By Anna C. Bowling
These real life pirates of the Caribbean shared a love affair that ignited like a flash of gunpowder during the waning days of piracy's golden age. Jack Rackham, dubbed Calico Jack by his peers, due to his brightly colored wardrobe, had already enjoyed a piratical career that included taking over a ship previously captained by James Vane when the pirates found themselves pitted against a warship. Jack's crewmates elected him captain in Vane's stead, and Jack led several successful raids on merchant ships before deciding he wanted something else out of life.
His ship put into New Providence Harbor in the Bahamas, and Jack may well have accepted the open pardon offered by Governor Woodes Rogers for all those who would quit their nefarious ways and live as decent men. It was one far from decent woman, Anne Bonny, a quick-tempered Irishwoman from South Carolina, who turned his head and set his life on a far different course when the pair met at one of the many taverns in the port town.
The attraction between the two was intense and instantaneous, finding themselves matched well in temperament, passion and ambition for adventure. There was only one problem: Anne was already married, and even worse, her husband, James Bonny, was an informant for Governor Rogers. Having his wife carrying on with one of the very pirates he hoped to eliminate did not sit well.
James charged his wife with adultery, and her conviction warranted flogging and a charge to return to James. Jack offered to buy Anne from James in a marriage by purchase, but Anne's pride nipped that in the bud. She refused to be bought and sold like livestock and the pair escaped New Providence to take to the open sea.

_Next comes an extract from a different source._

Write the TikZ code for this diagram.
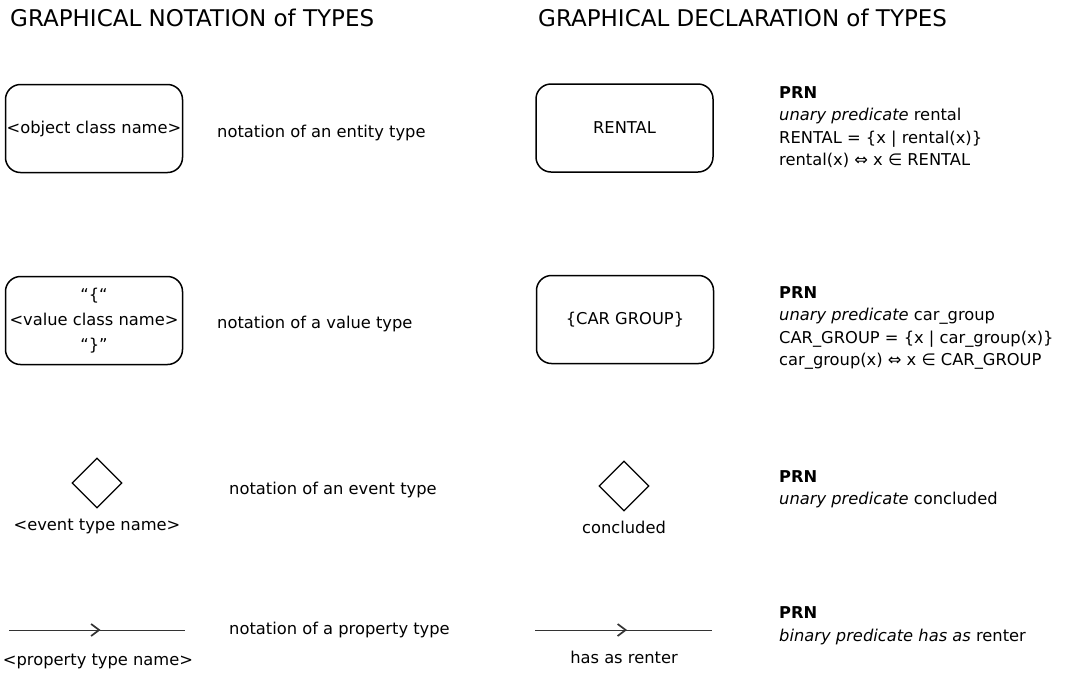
\documentclass[tikz,border=0pt]{standalone}
\usepackage{fontspec}
\setmainfont{DejaVu Sans}
\usetikzlibrary{shapes.geometric,arrows.meta,decorations.markings}
\tikzset{
  typebox/.style={draw=black, line width=1.5pt, rounded corners=15pt, minimum width=177pt, minimum height=88pt, inner sep=0pt, align=center, font=\fontsize{16.3}{25}\selectfont},
  evdiamond/.style={draw=black, line width=1.3pt, diamond, minimum width=50pt, minimum height=50pt, inner sep=0pt},
  body/.style={anchor=base west, inner sep=0pt, font=\fontsize{16.3}{22.5}\selectfont},
  cbody/.style={anchor=base, inner sep=0pt, font=\fontsize{16.3}{22.5}\selectfont},
  ttl/.style={anchor=base west, inner sep=0pt, font=\fontsize{23}{27}\selectfont},
  proparrow/.style={draw=black!80, line width=1pt, postaction={decorate},
    decoration={markings, mark=at position 0.52 with {\arrow{Straight Barb[length=8pt,width=12pt,line width=1.7pt]}}}},
}
\begin{document}
\begin{tikzpicture}[x=1pt,y=-1pt]
\useasboundingbox (0,0) rectangle (1066,673);
% titles
\node[ttl] (t1) at (10,26) {GRAPHICAL NOTATION of TYPES};
\node[ttl] (t2) at (538,26) {GRAPHICAL DECLARATION of TYPES};

% row 1
\node[typebox] (b1) at (94,128.5) {<object class name>};
\node[body] (n1) at (217,137) {notation of an entity type};
\node[typebox] (b2) at (624.5,128) {RENTAL};
\node[body] (p1a) at (779,98) {\textbf{PRN}};
\node[body] (p1b) at (779,120.5) {\textit{unary predicate} rental};
\node[body] (p1c) at (779,143) {RENTAL = \{x | rental(x)\}};
\node[body] (p1d) at (779,165.5) {rental(x) ⇔ x ∈ RENTAL};

% row 2
\node[typebox] (b3) at (94,320.5) {“\{“\\<value class name>\\“\}”};
\node[body] (n2) at (217,328) {notation of a value type};
\node[typebox] (b4) at (625,319.5) {\{CAR GROUP\}};
\node[body] (p2a) at (779,298) {\textbf{PRN}};
\node[body] (p2b) at (779,320.5) {\textit{unary predicate} car\_group};
\node[body] (p2c) at (779,343) {CAR\_GROUP = \{x | car\_group(x)\}};
\node[body] (p2d) at (779,365.5) {car\_group(x) ⇔ x ∈ CAR\_GROUP};

% row 3
\node[evdiamond] (d1) at (97,483) {};
\node[cbody] (d1l) at (97,530) {<event type name>};
\node[body] (n3) at (229,494) {notation of an event type};
\node[evdiamond] (d2) at (624,486) {};
\node[cbody] (d2l) at (624,533) {concluded};
\node[body] (p3a) at (779,482) {\textbf{PRN}};
\node[body] (p3b) at (779,504.5) {\textit{unary predicate} concluded};

% row 4
\coordinate (a1s) at (9,630);
\coordinate (a1e) at (185,630);
\draw[proparrow] (a1s) -- (a1e);
\node[cbody] (a1l) at (98,665) {<property type name>};
\node[body] (n4) at (229,634) {notation of a property type};
\coordinate (a2s) at (535,630);
\coordinate (a2e) at (712,630);
\draw[proparrow] (a2s) -- (a2e);
\node[cbody] (a2l) at (624,663) {has as renter};
\node[body] (p4a) at (779,618) {\textbf{PRN}};
\node[body] (p4b) at (779,641) {\textit{binary predicate has as} renter};
\end{tikzpicture}
\end{document}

Anne learned the art of piracy well under Jack's tutelage, to the extent that most historical mentions of Jack's name are as an associate of Anne's, and that of another piratess in male guise, Mary Read, rather than for his own exploits. Anne and Jack's affair proved fruitful, and they put into port in Cuba for Anne to deliver their first child, whose fate remains unknown.
Jack and Anne resumed their seafaring lifestyle, with pirate hunters hot on their heels. In 1720, Captain Jonathan Barnet captured their ship while the male crewmembers were too inebriated to offer resistance. Only Anne and Mary fought to the end, and the entire crew stood trial in Jamaica, facing a death sentence. Anne, pregnant with her and Jack's second child, plead her belly, and had her execution postponed until she could carry the child to term. (A ruling which proved moot, as Anne escaped well before said time.) Jack, however, had no recourse, and his sentence was passed.
The day of his execution, Jack had but one final wish--to see his beloved Anne one last time. The wish was granted, but historical accounts indicate that Anne turned away from her lover after uttering the fateful words, "If you had fought like a man, you would not be hanged like a dog."